>> Begin
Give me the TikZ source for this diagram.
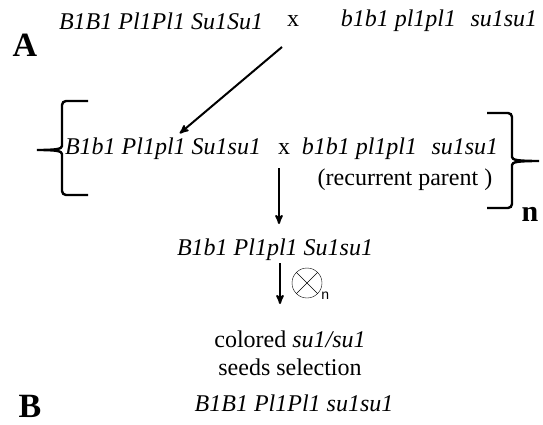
\documentclass[tikz,border=0pt]{standalone}
\usepackage{fontspec}
\setmainfont{Liberation Serif}
\setsansfont{Liberation Sans}
\usetikzlibrary{arrows,positioning}

\begin{document}
\begin{tikzpicture}[x=1pt,y=-1pt,->,>=stealth',thick,
  geno/.style={font=\fontsize{24}{28}\selectfont\itshape,inner sep=0pt},
  plain/.style={font=\fontsize{24}{28}\selectfont,inner sep=0pt},
  panel/.style={font=\fontsize{34}{40}\selectfont\bfseries,inner sep=0pt},
  bracket/.style={-,line width=2.4pt},
  link/.style={line width=2pt,shorten >=1pt}]

  \useasboundingbox (0,0) rectangle (543,425);

  % panel A: first cross
  \node[panel] (A) at (25,45) {A};
  \node[geno] (p1) at (161,21) {B1B1 Pl1Pl1 Su1Su1};
  \node[plain] (x1) at (293,21) {x};
  \node[geno] (p2) at (439,21) {b1b1 pl1pl1\hspace{0.6em}su1su1};

  % backcross line, repeated n times
  \node[geno] (bc1) at (163,149) {B1b1 Pl1pl1 Su1su1};
  \node[plain] (x2) at (284,149) {x};
  \node[geno] (rp) at (400,149) {b1b1 pl1pl1\hspace{0.6em}su1su1};
  \node[plain] (rptext) at (405,180) {(recurrent parent )};
  \node[panel,font=\fontsize{30}{36}\selectfont\bfseries] (n) at (530,214) {n};

  \node[geno] (f1) at (275,250) {B1b1 Pl1pl1 Su1su1};

  % selfing symbol
  \node[circle,draw,thin,minimum size=30pt,inner sep=0pt] (self) at (307,283) {};
  \draw[-,thin] (self.north west) -- (self.south east)
                (self.north east) -- (self.south west);
  \node[font=\sffamily\fontsize{14}{16}\selectfont,inner sep=0pt,anchor=west] (selfn) at (321,296) {n};

  \node[plain,align=center] (sel) at (290,353) {colored \textit{su1/su1}\\seeds selection};
  \node[geno] (end) at (294,403) {B1B1 Pl1Pl1 su1su1};
  \node[panel] (B) at (30,406) {B};

  \coordinate (a1) at (282,47);
  \coordinate (a2) at (179,134);
  \coordinate (b1) at (279,168);
  \coordinate (b2) at (279,225);
  \coordinate (c1) at (280,263);
  \coordinate (c2) at (280,305);

  \draw[link] (a1) -- (a2);
  \draw[link] (b1) -- (b2);
  \draw[link] (c1) -- (c2);

  % the two brackets
  \draw[bracket] (88,101) -- (66,101) to[out=180,in=90] (62,105) -- (62,146)
    .. controls (62,149) and (56,150) .. (37,150)
    .. controls (56,150) and (62,151) .. (62,154) -- (62,191)
    to[out=-90,in=180] (66,195) -- (88,195);
  \draw[bracket] (487,113) -- (508,113) to[out=0,in=90] (512,117) -- (512,157)
    .. controls (512,160) and (518,161) .. (539,161)
    .. controls (518,161) and (512,162) .. (512,165) -- (512,204)
    to[out=-90,in=0] (508,208) -- (487,208);
\end{tikzpicture}
\end{document}
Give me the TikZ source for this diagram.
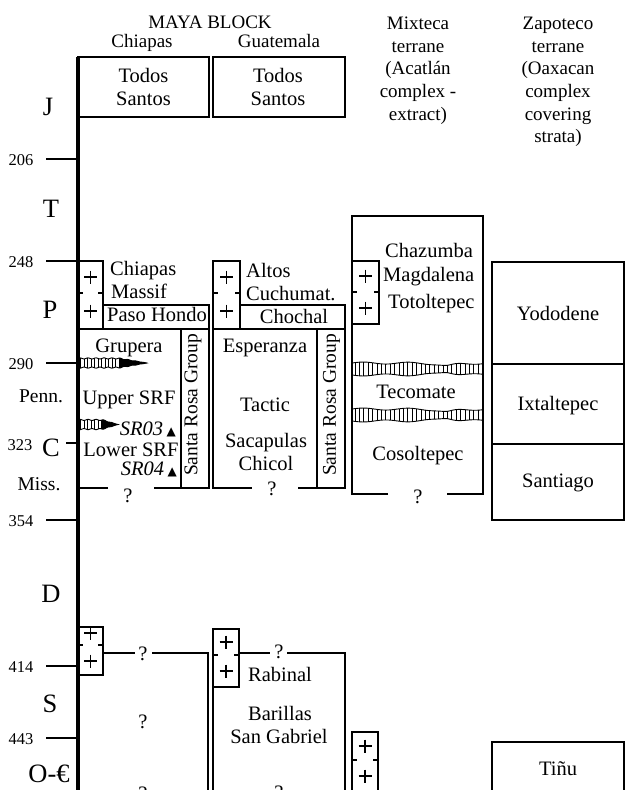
\documentclass[tikz,border=0pt]{standalone}
\usepackage{fontspec}
\setmainfont{Liberation Serif}
\newfontfamily\symfont{DejaVu Sans}
\usetikzlibrary{calc}
\tikzset
{
  unit/.style={draw=black,line width=1.5pt},
  spine/.style={draw=black,line width=3.6pt},
  tick/.style={draw=black,line width=1.3pt},
  plusmark/.style={draw=black,line width=1.3pt},
  hatch/.style={draw=black,line width=0.9pt},
  txt/.style={inner sep=0pt,font=\fontsize{20.5}{23}\selectfont},
  head/.style={inner sep=0pt,align=center,font=\fontsize{19}{22.6}\selectfont},
  period/.style={inner sep=0pt,font=\fontsize{26.5}{28}\selectfont},
  age/.style={inner sep=0pt,font=\fontsize{16.5}{18}\selectfont},
  epoch/.style={inner sep=0pt,font=\fontsize{19.5}{22}\selectfont},
  srg/.style={inner sep=0pt,rotate=90,font=\fontsize{19.5}{22}\selectfont}
}

\begin{document}
\begin{tikzpicture}[x=1pt,y=-1pt,
    declare function={bandh(\xv)=6+1.0*sin(8*(\xv-352))-3/(1+((\xv-447)/9)^2);
                      wedgeh(\xv,\lv)=4.6*min(1,(1-\xv/\lv)/0.4)*(1+0.12*sin(45*\xv));}]

    % Fix the frame
    \path[use as bounding box, clip] (0,0) rectangle (632,790);

    % Column headings
    \node[head, anchor=base] (maya) at (210,28) {MAYA BLOCK};
    \node[head, anchor=base] (chiapas) at (142,47) {Chiapas};
    \node[head, anchor=base] (guate) at (279,47) {Guatemala};
    \node[head, anchor=north] (mixteca) at (418,17) {Mixteca\\terrane\\(Acatlán\\complex -\\extract)};
    \node[head, anchor=north] (zapoteco) at (558,17) {Zapoteco\\terrane\\(Oaxacan\\complex\\covering\\strata)};

    % Draw the time axis
    \draw[spine] (78,57) -- (78,795);

    % Draw the age ticks and labels
    \foreach \yy/\lbl in {159/206, 261/248, 363/290, 520/354, 666/414, 738/443} {
        \draw[tick] (46,\yy) -- (78,\yy);
        \node[age, anchor=base] (age\lbl) at (21,{\yy+6}) {\lbl};
    }
    \draw[tick] (66,443) -- (78,443);
    \node[age, anchor=base] (age323) at (20,450) {323};

    % Periods
    \node[period, anchor=base] (perJ) at (48,115) {J};
    \node[period, anchor=base] (perT) at (51,217) {T};
    \node[period, anchor=base] (perP) at (50,318) {P};
    \node[period, anchor=base] (perC) at (51,456) {C};
    \node[period, anchor=base] (perD) at (51,602) {D};
    \node[period, anchor=base] (perS) at (50,712) {S};
    \node[period, anchor=base] (perO) at (49,782) {O-€};
    \node[epoch, anchor=base] (penn) at (41,402) {Penn.};
    \node[epoch, anchor=base] (miss) at (39,490) {Miss.};

    % Todos Santos
    \draw[unit] (78,57) rectangle (209,117);
    \draw[unit] (213,57) rectangle (345,117);
    \node[txt, align=center, anchor=north] (todos1) at (143.5,68) {Todos\\Santos};
    \node[txt, align=center, anchor=north] (todos2) at (278,68) {Todos\\Santos};

    % Granite boxes: left/top/right/bottom/divider/plus1/plus2
    \foreach \xa/\ya/\xb/\yb/\ym/\pa/\pb in {78/261/103/329/293/277/311, 213/261/240/329/293/277/311,
        352/261/379/324/292/276/308, 78/627/103/675/645/633/661, 213/629/239/687/655/642/671,
        352/732/378/800/760/746/776} {
        \draw[unit] (\xa,\ya) rectangle (\xb,\yb);
        \draw[unit] (\xa,\ym) -- ++(5,0) (\xb,\ym) -- ++(-5,0);
        \pgfmathsetmacro{\cx}{(\xa+\xb)/2}
        \draw[plusmark] ({\cx-6.5},\pa) -- ({\cx+6.5},\pa) (\cx,{\pa-6.5}) -- (\cx,{\pa+6.5});
        \draw[plusmark] ({\cx-6.5},\pb) -- ({\cx+6.5},\pb) (\cx,{\pb-6.5}) -- (\cx,{\pb+6.5});
    }

    % Chiapas column
    \draw[unit] (103,305) rectangle (209,329);
    \draw[unit] (78,329) -- (209,329) -- (209,488) -- (154,488) (108,488) -- (78,488);
    \draw[unit] (181,329) -- (181,488);
    \node[txt, anchor=base west] (chmassif1) at (110,275) {Chiapas};
    \node[txt, anchor=base west] (chmassif2) at (111,298) {Massif};
    \node[txt, anchor=base] (paso) at (157,321) {Paso Hondo};
    \node[txt, anchor=base] (grupera) at (129,352) {Grupera};
    \node[txt, anchor=base] (uppersrf) at (129,404) {Upper SRF};
    \node[txt, anchor=base east] (sr03) at (176,435) {\textit{SR03}\,{\symfont\fontsize{12}{12}\selectfont ▲}};
    \node[txt, anchor=base] (lowersrf) at (131,456) {Lower SRF};
    \node[txt, anchor=base east] (sr04) at (177,475) {\textit{SR04}\,{\symfont\fontsize{12}{12}\selectfont ▲}};
    \node[txt, anchor=base] (chq1) at (128,502) {?};
    \node[srg] (srg1) at (193,405) {Santa Rosa Group};

    % Hatched wedges in the Santa Rosa Formation
    \foreach \yc/\len in {363/69, 424.5/40} {
        \pgfmathsetmacro{\hatchend}{0.6*\len}
        \draw[hatch] plot[domain=0:\len, samples=50, smooth] ({78+\x}, {\yc-wedgeh(\x,\len)})
            -- plot[domain=\len:0, samples=50, smooth] ({78+\x}, {\yc+wedgeh(\x,\len)}) -- cycle;
        \fill plot[domain=\hatchend:\len, samples=20] ({78+\x}, {\yc-wedgeh(\x,\len)})
            -- plot[domain=\len:\hatchend, samples=20] ({78+\x}, {\yc+wedgeh(\x,\len)}) -- cycle;
        \foreach \t in {2.5,6,...,\hatchend}
            \draw[hatch] ({78+\t}, {\yc-wedgeh(\t,\len)}) -- ({78+\t}, {\yc+wedgeh(\t,\len)});
    }

    % Guatemala column
    \draw[unit] (240,305) rectangle (345,329);
    \draw[unit] (213,329) -- (213,488) -- (252,488) (298,488) -- (345,488) -- (345,329) -- (213,329);
    \draw[unit] (317,329) -- (317,488);
    \node[txt, anchor=base west] (altos1) at (246,277) {Altos};
    \node[txt, anchor=base west] (altos2) at (246,300) {Cuchumat.};
    \node[txt, anchor=base] (chochal) at (294,323) {Chochal};
    \node[txt, anchor=base] (esperanza) at (265,352) {Esperanza};
    \node[txt, anchor=base] (tactic) at (265,411) {Tactic};
    \node[txt, anchor=base] (sacapulas) at (266,447) {Sacapulas};
    \node[txt, anchor=base] (chicol) at (266,470) {Chicol};
    \node[txt, anchor=base] (guq1) at (272,495) {?};
    \node[srg] (srg2) at (331.5,405) {Santa Rosa Group};

    % Mixteca column
    \foreach \yc in {369,415} {
        \draw[hatch] plot[domain=352:483, samples=60, smooth] (\x, {\yc-bandh(\x)})
            -- plot[domain=483:352, samples=60, smooth] (\x, {\yc+bandh(\x)}) -- cycle;
        \foreach \xx in {355,359.4,...,481}
            \draw[hatch] (\xx, {\yc-bandh(\xx)}) -- (\xx, {\yc+bandh(\xx)});
    }
    \draw[unit] (388,494) -- (352,494) -- (352,216) -- (483,216) -- (483,494) -- (447,494);
    \node[txt, anchor=base west] (chazumba) at (385,257) {Chazumba};
    \node[txt, anchor=base west] (magdalena) at (383,281) {Magdalena};
    \node[txt, anchor=base west] (totoltepec) at (388,308) {Totoltepec};
    \node[txt, anchor=base] (tecomate) at (416,398) {Tecomate};
    \node[txt, anchor=base] (cosoltepec) at (418,460) {Cosoltepec};
    \node[txt, anchor=base] (miq1) at (418,503) {?};

    % Zapoteco column
    \draw[unit] (492,262) rectangle (624,364);
    \draw[unit] (492,364) rectangle (624,444);
    \draw[unit] (492,444) rectangle (624,520);
    \draw[unit] (492,742) rectangle (624,800);
    \node[txt, anchor=base] (yododene) at (558,320) {Yododene};
    \node[txt, anchor=base] (ixtaltepec) at (558,410) {Ixtaltepec};
    \node[txt, anchor=base] (santiago) at (558,487) {Santiago};
    \node[txt, anchor=base] (tinu) at (558,775) {Tiñu};

    % Lower Palaeozoic
    \draw[unit] (103,653) -- (135,653) (152,653) -- (208,653) -- (208,800);
    \draw[unit] (213,687) -- (213,800);
    \draw[unit] (239,653) -- (270,653) (287,653) -- (345,653) -- (345,800);
    \node[txt, anchor=base] (chq2) at (143,660) {?};
    \node[txt, anchor=base] (chq3) at (143,728) {?};
    \node[txt, anchor=base] (chq4) at (143,800) {?};
    \node[txt, anchor=base] (guq2) at (279,658) {?};
    \node[txt, anchor=base] (rabinal) at (280,681) {Rabinal};
    \node[txt, anchor=base] (barillas) at (280,720) {Barillas};
    \node[txt, anchor=base] (gabriel) at (279,743) {San Gabriel};
    \node[txt, anchor=base] (guq3) at (279,799) {?};

\end{tikzpicture}
\end{document}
>> End
_Exercise description:_ Reproduce only the lines running from the beginning of the entries above to the line holding "(0,0) rectangle (543,425);", inclusive. Pictures stay out of the copy.

_Solved exercise:_
Give me the TikZ source for this diagram.
\documentclass[tikz,border=0pt]{standalone}
\usepackage{fontspec}
\setmainfont{Liberation Serif}
\setsansfont{Liberation Sans}
\usetikzlibrary{arrows,positioning}

\begin{document}
\begin{tikzpicture}[x=1pt,y=-1pt,->,>=stealth',thick,
  geno/.style={font=\fontsize{24}{28}\selectfont\itshape,inner sep=0pt},
  plain/.style={font=\fontsize{24}{28}\selectfont,inner sep=0pt},
  panel/.style={font=\fontsize{34}{40}\selectfont\bfseries,inner sep=0pt},
  bracket/.style={-,line width=2.4pt},
  link/.style={line width=2pt,shorten >=1pt}]

  \useasboundingbox (0,0) rectangle (543,425);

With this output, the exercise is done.